The first act of the show featured younger children, wearing locally made costumes, while the second act showcased the more advanced students, who wore professional costumes. Every year Hoyer and Collins traveled to Chicago to select the dancers' outfits. For one 1935 number, the girls wore gowns that duplicated those worn by such famous stars as Ruby Keeler, Dolores Del Rio, and Carole Lombard. Live piano music was provided either by Georgia Bliss (on loan from Sylvia Hamer) or Paul Tompkins.
Sixty-some years later, students still remember such Hoyer-created numbers as "Winter Wonderland," a ballet featuring Hoyer and Betty Seitner, who stepped out of a snowball; "Floradora," six guys pushing baby buggies; "Sweethearts of Nations," eight girls in costumes from different countries, including red-haired Doris Schumacher Dixon as an Irish lass and Angela Dobson Welch as a Dutch girl. In "Toy Shop," dancers dressed like dolls; in another number, five girls, including Judy Gushing Newton and Nancy Hannah Cunningham, were done up in matching outfits and hairdos as the Dionne quintuplets.
"Juniors on Parade" ended with a high-kicking Rockettes-style chorus line of senior students. Then the stars returned home to their normal lives. Although some of them became very good dancers, none went on to careers in dance. (Doris Dixon later worked at Radio City Music Hall and was offered a job as a Rockette, but turned it down when she saw how hard it was.)
The last big show was in 1941. When the war started, Hoyer cut back on his studio schedule and went to work at Argus Camera, where they were running two shifts building military equipment. He worked in the lens centering area and is remembered by former Argus employee Jan Gala as "a lot of fun, full of jokes." Another employee, Catherine Starts, remembers that "he was so graceful. He took rags and danced around with them."
After the war Hoyer kept his studio open, but people who knew him remember he did very little teaching in those years. His health was failing, and his former cadre of students and stars had moved on to college and careers.
In 1949 ill health led him to move back to Altoona. He worked as assistant manager at a hotel there, then as a floor manager and cashier at a department store. He was still alive in 1965, when an Altoona newspaper reported that he was back home after a nine-month hospital stay.

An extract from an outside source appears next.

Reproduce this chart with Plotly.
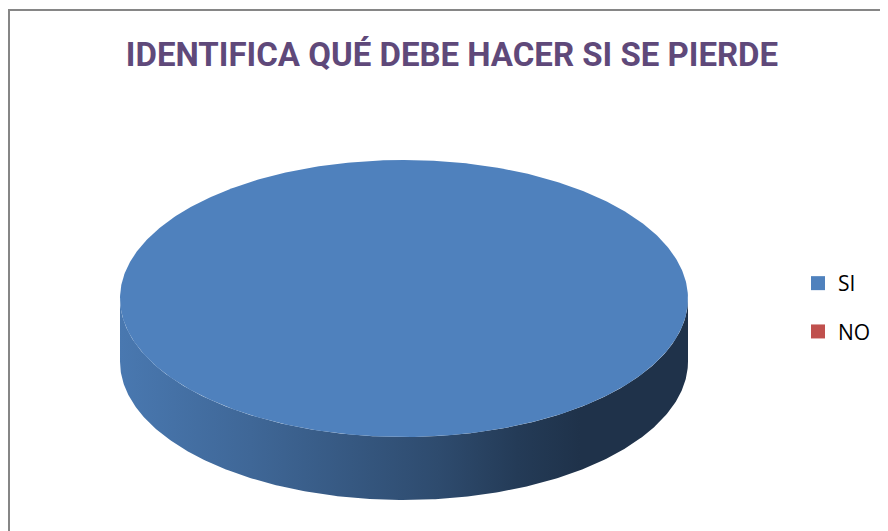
import numpy as np
import plotly.graph_objects as go

# ---- data ----
categories = ["SI", "NO"]
values = [100, 0]
colors = ["#4F81BD", "#C0504D"]
title_text = "IDENTIFICA QUÉ DEBE HACER SI SE PIERDE"

# ---- geometry / style ----
W, H = 888, 531          # browser window
OFF = 8                  # default page body margin
FW, FH = W - OFF, H - OFF
CX, CY, RX, RY, DEPTH = 404, 298.5, 284, 138.5, 63
# side shading factors (left -> right)
shade_stops = [(0.0, 0.93), (0.23, 0.80), (0.56, 0.58), (0.70, 0.46), (0.81, 0.39), (1.0, 0.39)]


def hex_to_rgb(h):
    h = h.lstrip("#")
    return tuple(int(h[i:i + 2], 16) for i in (0, 2, 4))


def shade(col, f):
    r, g, b = hex_to_rgb(col)
    return "rgb(%d,%d,%d)" % (round(r * f), round(g * f), round(b * f))


fig = go.Figure()

total = float(sum(values))
start = 0.0
sides = []
tops = []
for cat, val, col in zip(categories, values, colors):
    frac = val / total
    a0 = 2 * np.pi * start
    a1 = 2 * np.pi * (start + frac)
    start += frac
    if frac <= 0:
        continue
    n = max(int(600 * frac), 3)
    th = np.linspace(a0, a1, n)
    tx = CX + RX * np.sin(th)
    ty = CY - RY * np.cos(th)
    if frac < 1:
        tx = np.concatenate([[CX], tx, [CX]])
        ty = np.concatenate([[CY], ty, [CY]])
    pct = "%d%%" % round(frac * 100)
    tops.append(go.Scatter(
        x=tx, y=ty, mode="lines", fill="toself", fillcolor=col,
        line=dict(width=0, color=col), showlegend=False, legendgroup=cat,
        name=cat, hoveron="fills", text="%s: %s (%s)" % (cat, val, pct), hoverinfo="text"))
    lo = max(a0, np.pi / 2)
    hi = min(a1, 3 * np.pi / 2)
    if hi > lo:
        ts = np.linspace(lo, hi, max(int(600 * (hi - lo) / (2 * np.pi)), 3))
        sx = CX + RX * np.sin(ts)
        sy = CY - RY * np.cos(ts)
        px = np.concatenate([sx, sx[::-1]])
        py = np.concatenate([sy, (sy + DEPTH)[::-1]])
        sides.append(go.Scatter(
            x=px, y=py, mode="lines", fill="toself",
            fillgradient=dict(type="horizontal", start=CX - RX, stop=CX + RX,
                              colorscale=[[p, shade(col, f)] for p, f in shade_stops]),
            line=dict(width=0, color=shade(col, 0.6)), showlegend=False,
            legendgroup=cat, name=cat, hoverinfo="skip"))

for tr in sides + tops:
    fig.add_trace(tr)

# legend entries
for cat, col in zip(categories, colors):
    fig.add_trace(go.Scatter(
        x=[None], y=[None], mode="markers", name=cat, legendgroup=cat,
        marker=dict(symbol="square", size=14, color=col, line=dict(width=0))))

# chart border
fig.add_shape(type="path", path="M 9,531 L 9,10 L 888,10",
              line=dict(color="#868686", width=2), xref="x", yref="y")

fig.update_layout(
    width=FW, height=FH,
    margin=dict(l=0, r=0, t=0, b=0),
    paper_bgcolor="white", plot_bgcolor="white",
    xaxis=dict(range=[OFF, W], visible=False, fixedrange=True),
    yaxis=dict(range=[H, OFF], visible=False, fixedrange=True),
    title=dict(text="<b>" + title_text + "</b>", x=(452 - OFF) / FW, y=1 - (54 - OFF) / FH,
               xanchor="center", yanchor="middle",
               font=dict(family="Roboto", size=33, color="#5F497A")),
    legend=dict(x=(798 - OFF) / FW, y=1 - (263 - OFF) / FH, xanchor="left", yanchor="top",
                font=dict(family="Open Sans", size=21, color="#000000"),
                tracegroupgap=18, itemwidth=30, bgcolor="rgba(0,0,0,0)"),
    hovermode="closest",
)

fig.write_html("out.html")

Although it has been forty-five years since Hoyer left Ann Arbor, he is not forgotten. Hoyer Studio alumni say they still use their ballroom dancing on occasion, and even the tappers sometimes perform. Angela Welch remembers a party about ten years ago at which the Heath sisters, Harriet and Barbara, back in town for a visit, reprised their Hoyer tap dance number. And years after the studio closed, accompanist Paul Tompkins worked as a pianist at Weber's. Whenever he recognized a Hoyer alumna coming in, he started playing "A Pretty Girl Is Like a Melody."